LORO E NOI - 23/12/2025
 
A difesa della superiore civiltà

Di fronte ad un calo in borsa di Leonardo, forse legato alle iniziative diplomatiche per un accordo tra Ucraina e Russia che possa mettere fine o “congelare” il conflitto tra i due Paesi (per lasciare spazio ovviamente alla pace del capitalismo, costantemente gravida di nuove guerre e fecondata ininterrottamente da sfruttamento e corsa spietata ai profitti), l’amministratore delegato del gruppo italiano del settore militare e dell’aerospazio, Roberto Cingolani, ha voluto esternare le proprie preoccupazioni. Persino la pace del capitalismo può sembrare arida di ritorni economici ad ambiti borghesi abituati a intascare cifre da capogiro grazie alle guerre combattute. «Giova ricordare – riporta il Fatto Quotidiano online del 27 novembre – come l’indice Stoxx Europe Total Market Aerospace & Defense, resta su livelli superiori di quasi il 200% rispetto a quelli precedenti l’invasione russa dell’Ucraina nel febbraio 2022». Bei tempi che è bene non finiscano…
L’ex ministro della Transizione Ecologica in quota grillina (giusto per ribadire come il carattere farlocco di certe pretese “rivoluzioni” si riveli puntualmente anche negli effetti e nei risultati che producono nel tempo) ricorre, come da copione, a toni profetici, a massime storiche, a supreme lezioni di civiltà.
«La pace va difesa, ma ha un costo, non è gratuita».
L’investitore nell’industria degli armamenti italiana deve essere spronato dalla consapevolezza che il suo è un nobile gesto motivato dal divario etico rispetto al nemico non occidentale (non specificatamente menzionato): «“Noi abbiamo ancora dei vincoli etici che vogliamo rispettare e non sacrificheremo mai mille giovani al giorno – ha dichiarato l’amministratore delegato di Leonardo – mentre i nostri avversari se ne fregano”. Dunque, conclude Cingolani, “se noi intendiamo rispettare le regole di etica della civiltà occidentale, noi dobbiamo mettere su queste tecnologie, sennò ci sterminano”».
In sintesi, mentre i vertici delle industrie della difesa macinano enormi profitti e intascano montagne di soldi, ai proletari di tutto il mondo non deve che rimanere una scelta: o crepare al fronte (ammazzando altri proletari) o accettare che il business delle armi ingrassi sempre di più sulle loro spalle (magari rinunciando anche a basilari forme di tutela sociale sviluppatesi in tempi “molli” e da liquidare quando suona la tromba guerriera).

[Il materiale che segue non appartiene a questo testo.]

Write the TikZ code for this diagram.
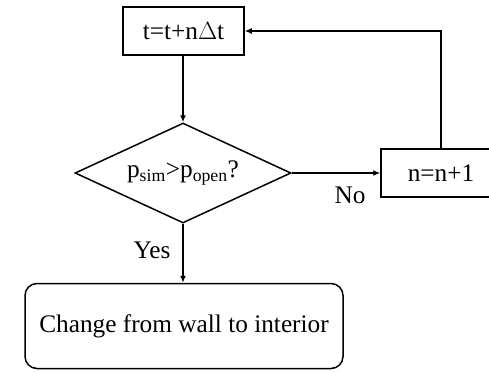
\documentclass[tikz,border=0pt]{standalone}
\usepackage{fontspec}
\setmainfont{Liberation Serif}
\usetikzlibrary{shapes.geometric,arrows.meta}
\begin{document}
\begin{tikzpicture}[x=1pt,y=-1pt,
  every node/.style={font=\fontsize{25.3}{29}\selectfont},
  box/.style={draw,line width=1.5pt,inner sep=0pt},
  conn/.style={line width=1.5pt,-{Latex[length=7pt,width=6pt]}}]
\useasboundingbox (0,0) rectangle (489,372);
\node[box,minimum width=121pt,minimum height=48pt] (top) at (183.5,31) {t=t+n$\Delta$t};
\node[box,diamond,shape aspect=2.16,minimum width=216pt,minimum height=100pt] (dec) at (183,173) {p\textsubscript{sim}>p\textsubscript{open}?};
\node[box,minimum width=120pt,minimum height=48pt] (inc) at (441,173) {n=n+1};
\node[box,rounded corners=12pt,minimum width=318pt,minimum height=85pt] (end) at (184,326) {Change from wall to interior};
\draw[conn] (top.south -| dec.north) -- (dec.north);
\draw[conn] (dec.east) -- (inc.west);
\draw[conn] (inc.north) |- (top.east);
\draw[conn] (dec.south) -- (end.north -| dec.south);
\node (no) at (350,195) {No};
\node (yes) at (152,250) {Yes};
\end{tikzpicture}
\end{document}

Intanto, su Internazionale del 5 dicembre, viene riportata qualche cifretta, roba certo prosaica rispetto alle vette della riflessione storica su cui si è mosso l’amministratore delegato, ma a suo modo non priva di interesse.
I dividenti pagati da Leonardo sono passati da 14 centesimi per azione (2016) a 28 (2023) fino a 52 (2024).
Lo stipendio di Cingolani è passato da 953mila euro (2023) a 1,9 milioni (2024). Quello del presidente Stefano Pontecorvo da 252mila a 490mila.
In fin dei conti, dobbiamo ammettere di essere sostanzialmente d’accordo su diversi punti del ragionamento dell’amministratore delegato dell’azienda di armi.
È vero, la massima spietatezza contraddistingue e contraddistinguerà le guerre del capitalismo. Ci permettiamo però di aggiungere – sulla base di inoppugnabili fatti storici, dalle guerre dell’oppio alle irrorazioni di napalm, dalle stragi commesse in Etiopia dall’imperialismo italiano agli odierni massacri compiuti dagli sgherri africani e asiatici dell’imperialismo – come siano state tutte le borghesie, occidentali ed orientali, del Nord o del Sud del Mondo, ad aver dimostrato di saper condurre guerre e conflitti calpestando tutti quei principi di etica e di civiltà all’occorrenza celebrati e invocati a gran voce da amministratori delegati, politici e ideologi del capitale.
I dati sull’andamento dei titoli di Leonardo e sugli emolumenti dei suoi vertici confermano anche la verità che la pace del capitalismo «ha un costo, non è gratuita». Non sono gratis nemmeno le altisonanti baggianate del suo amministratore delegato.
A pagare il conto sono e saranno i proletari.